Lorsque Miranda tombe amoureuse d’un mortel, c’est la consternation au Royaume des fées. Le souverain Demogorgòn accepte son mariage avec Altidòr, roi de Téflis, mais pose deux conditions : garder son identité secrète pendant neuf ans et un jour, et tester l’amour d’Altidòr en commettant un acte odieux. Si son mari continue de l’aimer au lieu de la maudire, Miranda cessera d’être une fée et pourra vivre avec lui jusqu’à sa mort. Dans le cas contraire, elle vivra sous l’aspect d’un serpent pendant deux siècles. Neuf années passent. À son serviteur Albrigòr, le maître-archer Alditrúf raconte l’histoire d’Altidòr, depuis la rencontre avec Miranda, lors d’une chasse, jusqu’à sa disparition avec leurs deux enfants, le jour où il apprit sa nature véritable. Altidòr souffre d’autant plus que son tuteur Pantúl, le Haut ministre Tògrul et le serviteur Tartagíl le somment de retourner vers Téflis assiégée par les Tatars – allant jusqu’à se grimer en personnes influentes pour le convaincre d’agir. Miranda apparaît brièvement, mais sans être jamais maudite par son mari, même lorsqu’elle livre au feu leurs enfants. Il faut que Badúr invente que la reine a détruit des vivres destinés à la population assiégée pour que la malédiction opère : Miranda confie alors à son époux les enfants sains et saufs, puis s’enfuit, changée en reptile. Finalement, Altidòr combat quelques monstres dans la tanière de Miranda et la sentence est ajournée.

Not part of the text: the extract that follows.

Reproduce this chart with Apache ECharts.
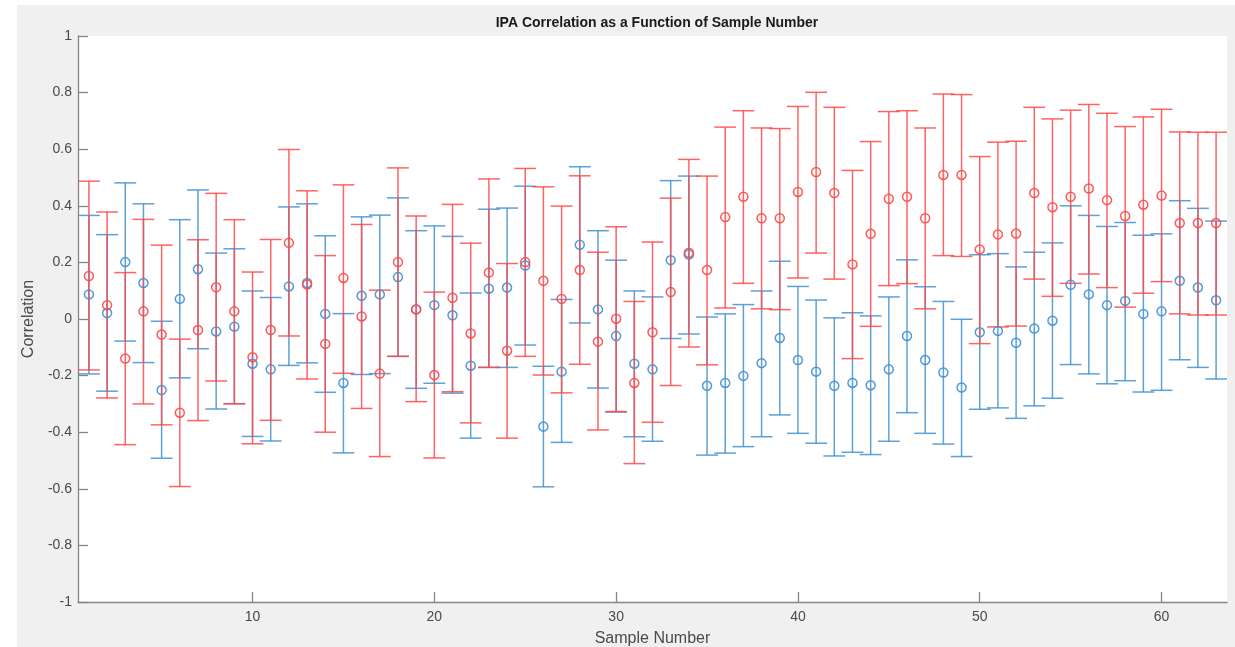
<!DOCTYPE html>
<html>
<head>
<meta charset="utf-8">
<title>IPA Correlation as a Function of Sample Number</title>
<script src="https://cdn.jsdelivr.net/npm/echarts@6/dist/echarts.min.js"></script>
<style>
  html, body { margin: 0; padding: 0; background: #ffffff; }
  #figure { position: absolute; left: 17px; top: 5px; width: 1218px; height: 642px; background: #f0f0f0; }
  #chart { position: absolute; left: 0; top: 0; width: 1235px; height: 647px; }
</style>
</head>
<body>
<div id="figure"></div>
<div id="chart"></div>
<script>
// Sample numbers 1..63
const sampleNumbers = [
  1, 2, 3, 4, 5, 6, 7, 8, 9, 10, 11, 12, 13, 14, 15, 16, 17, 18, 19, 20, 21,
  22, 23, 24, 25, 26, 27, 28, 29, 30, 31, 32, 33, 34, 35, 36, 37, 38, 39, 40, 41, 42,
  43, 44, 45, 46, 47, 48, 49, 50, 51, 52, 53, 54, 55, 56, 57, 58, 59, 60, 61, 62, 63
];

// Blue series: mean correlation with lower / upper bounds
const blueMean = [
  0.087, 0.021, 0.201, 0.127, -0.251, 0.071, 0.176, -0.044, -0.027, -0.158,
  -0.178, 0.115, 0.127, 0.018, -0.226, 0.082, 0.087, 0.148, 0.034, 0.049,
  0.013, -0.165, 0.107, 0.111, 0.189, -0.380, -0.186, 0.262, 0.034, -0.060,
  -0.158, -0.178, 0.208, 0.228, -0.236, -0.226, -0.201, -0.156, -0.067, -0.145,
  -0.186, -0.236, -0.226, -0.234, -0.178, -0.060, -0.145, -0.189, -0.242, -0.047,
  -0.042, -0.084, -0.034, -0.006, 0.121, 0.087, 0.049, 0.064, 0.018, 0.027,
  0.135, 0.111, 0.066
];
const blueLower = [
  -0.194, -0.255, -0.078, -0.154, -0.492, -0.208, -0.105, -0.318, -0.299, -0.415,
  -0.431, -0.164, -0.155, -0.259, -0.473, -0.196, -0.193, -0.132, -0.245, -0.227,
  -0.262, -0.421, -0.171, -0.171, -0.092, -0.593, -0.436, -0.014, -0.244, -0.329,
  -0.416, -0.432, -0.069, -0.053, -0.481, -0.474, -0.451, -0.416, -0.339, -0.404,
  -0.439, -0.484, -0.471, -0.479, -0.432, -0.331, -0.404, -0.442, -0.486, -0.319,
  -0.314, -0.351, -0.307, -0.280, -0.161, -0.194, -0.229, -0.218, -0.258, -0.252,
  -0.144, -0.171, -0.212
];
const blueUpper = [
  0.366, 0.298, 0.481, 0.407, -0.008, 0.351, 0.456, 0.233, 0.248, 0.099,
  0.076, 0.396, 0.407, 0.294, 0.019, 0.361, 0.367, 0.428, 0.312, 0.329,
  0.292, 0.092, 0.388, 0.392, 0.469, -0.167, 0.069, 0.538, 0.312, 0.208,
  0.099, 0.078, 0.489, 0.505, 0.007, 0.018, 0.051, 0.099, 0.204, 0.115,
  0.067, 0.004, 0.022, 0.011, 0.078, 0.209, 0.114, 0.062, -0.001, 0.227,
  0.231, 0.184, 0.236, 0.269, 0.400, 0.366, 0.327, 0.341, 0.296, 0.301,
  0.418, 0.391, 0.346
];

// Red series: mean correlation with lower / upper bounds
const redMean = [
  0.152, 0.049, -0.140, 0.027, -0.055, -0.331, -0.039, 0.112, 0.027, -0.135,
  -0.039, 0.269, 0.122, -0.088, 0.145, 0.009, -0.193, 0.201, 0.034, -0.198,
  0.075, -0.051, 0.164, -0.112, 0.201, 0.135, 0.071, 0.173, -0.080, 0.001,
  -0.226, -0.047, 0.095, 0.234, 0.173, 0.360, 0.432, 0.356, 0.356, 0.449,
  0.519, 0.445, 0.193, 0.301, 0.425, 0.432, 0.356, 0.509, 0.509, 0.246,
  0.299, 0.302, 0.445, 0.395, 0.432, 0.461, 0.420, 0.364, 0.404, 0.436,
  0.339, 0.339, 0.339
];
const redLower = [
  -0.180, -0.279, -0.444, -0.300, -0.374, -0.592, -0.359, -0.219, -0.300, -0.441,
  -0.358, -0.060, -0.212, -0.400, -0.192, -0.316, -0.486, -0.132, -0.292, -0.491,
  -0.257, -0.367, -0.171, -0.421, -0.132, -0.198, -0.261, -0.160, -0.392, -0.327,
  -0.511, -0.365, -0.235, -0.099, -0.162, 0.039, 0.126, 0.036, 0.033, 0.145,
  0.233, 0.141, -0.140, -0.026, 0.118, 0.125, 0.036, 0.224, 0.221, -0.087,
  -0.028, -0.025, 0.141, 0.080, 0.126, 0.159, 0.111, 0.042, 0.091, 0.132,
  0.018, 0.014, 0.014
];
const redUpper = [
  0.487, 0.378, 0.164, 0.352, 0.261, -0.071, 0.280, 0.444, 0.351, 0.166,
  0.281, 0.599, 0.453, 0.224, 0.474, 0.334, 0.102, 0.534, 0.364, 0.095,
  0.405, 0.268, 0.495, 0.196, 0.532, 0.467, 0.399, 0.506, 0.236, 0.326,
  0.062, 0.272, 0.427, 0.564, 0.505, 0.678, 0.736, 0.675, 0.673, 0.751,
  0.801, 0.748, 0.525, 0.627, 0.733, 0.736, 0.675, 0.795, 0.793, 0.574,
  0.625, 0.628, 0.748, 0.707, 0.738, 0.758, 0.727, 0.680, 0.714, 0.741,
  0.661, 0.660, 0.660
];

// Axis tick labels
const xTickValues = [10, 20, 30, 40, 50, 60];
const yTickValues = [-1, -0.8, -0.6, -0.4, -0.2, 0, 0.2, 0.4, 0.6, 0.8, 1];

const BLUE = '#3f90d1';
const RED = '#ff4848';
const AXIS_GRAY = '#858585';
const LABEL_GRAY = '#4a4a4a';
const FONT = '"Liberation Sans", Arial, Helvetica, sans-serif';
const CAP_HALF = 0.6; // half-width of the error bar caps, in sample units

function errorBarSeries(name, color, lower, upper) {
  return {
    name: name,
    type: 'custom',
    silent: true,
    data: sampleNumbers.map((x, i) => [x, lower[i], upper[i]]),
    encode: { x: 0, y: [1, 2] },
    renderItem: function (params, api) {
      const x = api.value(0);
      const lo = api.value(1);
      const hi = api.value(2);
      const pLo = api.coord([x, lo]);
      const pHi = api.coord([x, hi]);
      const pLoL = api.coord([x - CAP_HALF, lo]);
      const pLoR = api.coord([x + CAP_HALF, lo]);
      const pHiL = api.coord([x - CAP_HALF, hi]);
      const pHiR = api.coord([x + CAP_HALF, hi]);
      const style = { stroke: color, lineWidth: 1.5, opacity: 0.85 };
      return {
        type: 'group',
        children: [
          { type: 'line', shape: { x1: pLo[0], y1: pLo[1], x2: pHi[0], y2: pHi[1] }, style: style },
          { type: 'line', shape: { x1: pLoL[0], y1: pLoL[1], x2: pLoR[0], y2: pLoR[1] }, style: style },
          { type: 'line', shape: { x1: pHiL[0], y1: pHiL[1], x2: pHiR[0], y2: pHiR[1] }, style: style }
        ]
      };
    },
    z: 2
  };
}

// Hollow circle markers at the mean values
function meanSeries(name, color, values) {
  return {
    name: name,
    type: 'scatter',
    silent: true,
    data: sampleNumbers.map((x, i) => [x, values[i]]),
    symbol: 'circle',
    symbolSize: 9,
    itemStyle: { color: 'rgba(255,255,255,0)', borderColor: color, borderWidth: 1.5, opacity: 0.9 },
    z: 3
  };
}

const chart = echarts.init(document.getElementById('chart'), null, { renderer: 'canvas' });

chart.setOption({
  animation: false,
  backgroundColor: 'transparent',
  title: {
    text: 'IPA Correlation as a Function of Sample Number',
    left: 652,
    top: 11,
    textAlign: 'center',
    textStyle: { fontFamily: FONT, fontSize: 14, fontWeight: 'bold', color: '#1a1a1a' }
  },
  grid: {
    show: true,
    left: 78,
    top: 36,
    right: 8,
    bottom: 45,
    outerBoundsMode: 'none',
    containLabel: false,
    backgroundColor: '#ffffff',
    borderWidth: 0
  },
  xAxis: {
    type: 'value',
    min: 0.4,
    max: 63.6,
    name: 'Sample Number',
    nameLocation: 'middle',
    nameGap: 29,
    nameTextStyle: { fontFamily: FONT, fontSize: 16, color: LABEL_GRAY },
    axisLine: { show: true, onZero: false, lineStyle: { color: AXIS_GRAY, width: 1.3 } },
    axisTick: { show: true, inside: true, length: 10, customValues: xTickValues, lineStyle: { color: AXIS_GRAY, width: 1.3 } },
    axisLabel: { customValues: xTickValues, fontFamily: FONT, fontSize: 14, color: LABEL_GRAY, margin: 8 },
    splitLine: { show: false }
  },
  yAxis: {
    type: 'value',
    min: -1,
    max: 1,
    interval: 0.2,
    name: 'Correlation',
    nameLocation: 'middle',
    nameGap: 36,
    nameRotate: 90,
    nameTextStyle: { fontFamily: FONT, fontSize: 16, color: LABEL_GRAY },
    axisLine: { show: true, onZero: false, lineStyle: { color: AXIS_GRAY, width: 1.3 } },
    axisTick: { show: true, inside: true, length: 10, customValues: yTickValues, lineStyle: { color: AXIS_GRAY, width: 1.3 } },
    axisLabel: {
      customValues: yTickValues,
      fontFamily: FONT,
      fontSize: 14,
      color: LABEL_GRAY,
      margin: 6,
      formatter: v => String(Number(v.toFixed(1)))
    },
    splitLine: { show: false }
  },
  series: [
    errorBarSeries('blueBars', BLUE, blueLower, blueUpper),
    meanSeries('blueMean', BLUE, blueMean),
    errorBarSeries('redBars', RED, redLower, redUpper),
    meanSeries('redMean', RED, redMean)
  ]
});
</script>
</body>
</html>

Filmée au Teatro Regio de Turin en avril 2016, cette production signée Arturo Cirillo repose sur un décor de formes géométriques mouvantes, conçues par Dario Gessati [lire nos chroniques de L’isola disabitata et de La grotta di Trofonio]. C’est un lieu neutre, intemporel, qui donne toute son importance aux scènes de commedia dell’arte, ainsi qu’aux cabrioles des danseurs de la compagnie Fattoria Vittadini, chorégraphiées par Riccardo Olivier. Pas question de s’ennuyer face à cette délicieuse espièglerie ! On aime aussi ce que Gianandrea Noseda apporte au spectacle, soit une très fine ciselure [lire nos chroniques du 8 avril 2010, du 24 janvier 2012, du 24 octobre 2014, du 16 janvier 2016, enfin des DVD Don Carlo et Turandot], à la tête de l’orchestre maison – le chœur étant, pour sa part, préparé par Claudio Fenoglio.

Comptant plus d’une quinzaine d’intervenants, la distribution est d’un bon niveau. Le rang des soprani fait entendre notamment Carmela Remigio (Miranda), qui allie souplesse et sûreté [lire nos chroniques d’Idomeneo, Il castello di Kenilworth, Anna Bolena, Ecuba et Lucrezia Borgia], Erika Grimaldi (Armilla), au chant vif et coloré, ainsi que Francesca Sassu (Farzana). Quant à elle, le mezzo Anna Maria Chiuri (la guerrière Canzàde) jouit d’une belle unité sur l’ensemble des registres [lire nos chroniques d’Il trittico et de Violanta]. Piero Pretti (Altidòr) [lire nos chroniques de Nabucco et de Lucia di Lammermoor] et Francesco Marsiglia (Alditrúf) [lire nos chroniques de Stiffelio et d’I due Foscari], ténors respectivement lumineux et piquant, donnent la réplique à leurs confrères barytons : le brillant Marco Filippo Romano (Albrigòr) [lire notre chronique d’Il matrimonio segreto], Sebastian Catana (Demogorgòn) à l’impact remarquablement précis, ainsi que les sonores Roberto de Candia (Pantúl) [lire notre chronique de Falstaff] et Donato Di Gioia (Badúr, Coryphée). Fabrizio Beggi (Tògrul) est une basse efficace.